I. Le même été, vers le temps où le blé commence à monter en épis[2], dix vaisseaux de Syracuse, et autant de Locres, vinrent à Messine : c’étaient les citoyens qui les avaient mandés. Ils prirent possession de cette ville qui fut détachée de l’alliance d’Athènes. Ce qui avait surtout engagé les Syracusains dans cette entreprise, c’est qu’ils regardaient cette place comme une clef de la Sicile : ils craignaient que les Athéniens n’en sortissent un jour pour les attaquer avec des forces supérieures. Le motif des Locriens était leur haine contre Rhégium, qu’ils voulaient tourmenter par terre et par mer. Pendant qu’on envahissait Messine, ils se jetèrent avec toutes leurs forces sur les campagnes des Rhégiens, pour empêcher les habitans d’aller au secours de la ville. Ils étaient d’ailleurs animés par les bannis de Rhégium qu’ils avaient auprès d’eux ; car, depuis long-temps la discorde régnait dans cette république, et elle ne se trouvait pas alors en état de résister aux Locriens. C’est ce qui les engageait d’autant plus à l’attaquer. Ils ravagèrent les champs et retournèrent chez eux par terre : leurs vaisseaux étaient en garde devant Messine. Ils en équipèrent d’autres qui devaient y rester en station et partir de là pour faire des courses.

II. Vers la même époque du printemps, avant que le blé fût encore en épis, les Péloponnésiens et leurs alliés firent une invasion dans l’Attique. Agis, fils d’Archidamus, roi de Lacédémone, les commandait. Ils établirent leur camp sur le territoire ennemi, et le ravagèrent.

Les Athéniens, de leur côté, firent partir les quarante vaisseaux qu’ils avaient équipés pour la Sicile, et que commandaient Eurymédon et Sophocle ; car le troisième général, Pythodore, était dès lors arrivé.
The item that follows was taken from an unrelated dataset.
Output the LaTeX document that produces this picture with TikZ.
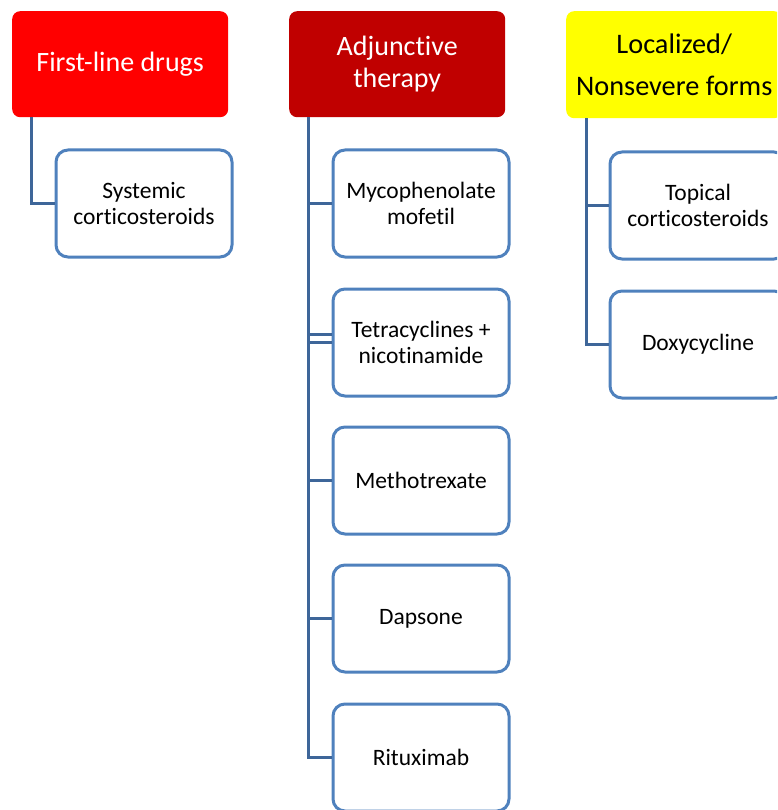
\documentclass[tikz,border=0pt]{standalone}
\usepackage{fontspec}
\setmainfont[Ligatures=NoCommon]{Carlito}
\definecolor{boxblue}{HTML}{4F81BD}
\definecolor{linkblue}{HTML}{3E6699}
\definecolor{hred}{HTML}{FF0000}
\definecolor{hdark}{HTML}{C00000}
\definecolor{hyellow}{HTML}{FFFF00}
\begin{document}
\begin{tikzpicture}[x=1pt,y=-1pt,
  head/.style={rounded corners=8pt, minimum width=216pt, minimum height=106pt, align=center,
    font=\fontsize{28}{32}\selectfont, inner sep=0pt, anchor=north west},
  child/.style={draw=boxblue, line width=3pt, rounded corners=12pt, fill=white,
    minimum width=176pt, minimum height=107pt, align=center,
    font=\fontsize{23.5}{26}\selectfont, inner sep=0pt, anchor=north west},
  link/.style={draw=linkblue, line width=3pt}]
\useasboundingbox (0,0) rectangle (777,810);
\clip (0,0) rectangle (777,810);
% headers
\node[head, fill=hred, text=white] (h1) at (12,11) {First-line drugs};
\node[head, fill=hdark, text=white] (h2) at (289,11) {Adjunctive\\therapy};
\node[head, fill=hyellow, text=black, minimum height=107pt,
  font=\fontsize{28.3}{42}\selectfont] (h3) at (566,11) {Localized/\\Nonsevere forms};
% trunk start points
\coordinate (t1) at ([xshift=19pt]h1.south west);
\coordinate (t2) at ([xshift=19pt]h2.south west);
\coordinate (t3) at ([xshift=20pt]h3.south west);
% children column 1
\node[child] (c1) at (54.5,148.5) {Systemic\\corticosteroids};
% children column 2
\node[child] (a1) at (331.5,148.5) {Mycophenolate\\mofetil};
\node[child] (a2) at (331.5,287.5) {Tetracyclines +\\nicotinamide};
\node[child] (a3) at (331.5,425.5) {Methotrexate};
\node[child] (a4) at (331.5,563.5) {Dapsone};
\node[child] (a5) at (331.5,702.5) {Rituximab};
% children column 3
\node[child] (b1) at (608.5,150.5) {Topical\\corticosteroids};
\node[child] (b2) at (608.5,289.5) {Doxycycline};
% connectors
\draw[link] (t1) |- (c1.west);
\draw[link] (t2) |- (a5.west);
\foreach \n in {a1,a2,a3,a4} \draw[link] (\n.west) -- (\n.west -| t2);
\draw[link] ([yshift=8pt]a2.west) -- ([yshift=8pt]a2.west -| t2);
\draw[link] (t3) |- (b2.west);
\draw[link] (b1.west) -- (b1.west -| t3);
\end{tikzpicture}
\end{document}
On leur recommanda de secourir, en passant, les Corcyréens de la ville que mettaient au pillage les bannis réfugiés sur les montagnes. On avait envoyé du Péloponnèse au secours de ces derniers, soixante vaisseaux dans l’idée qu’ils n’auraient pas de peine à se rendre maîtres de la ville qu’une horrible famine désolait. Les Athéniens, à la prière de Démosthène, qui était sans emploi depuis son retour

  1. Septième année de la guerre du Péloponnèse, troisième année de la quatre-vingt-huitième olympiade, quatre cent vingt-six ans avant l’ère vulgaire. Avant et après le 1er avril.
  2. Sixième année de la guerre du Péloponnèse, troisième année de la quatre-vingt huitième olympiade, quatre cent vingt-six ans avant l’ère vulgaire. Après le 1er avril.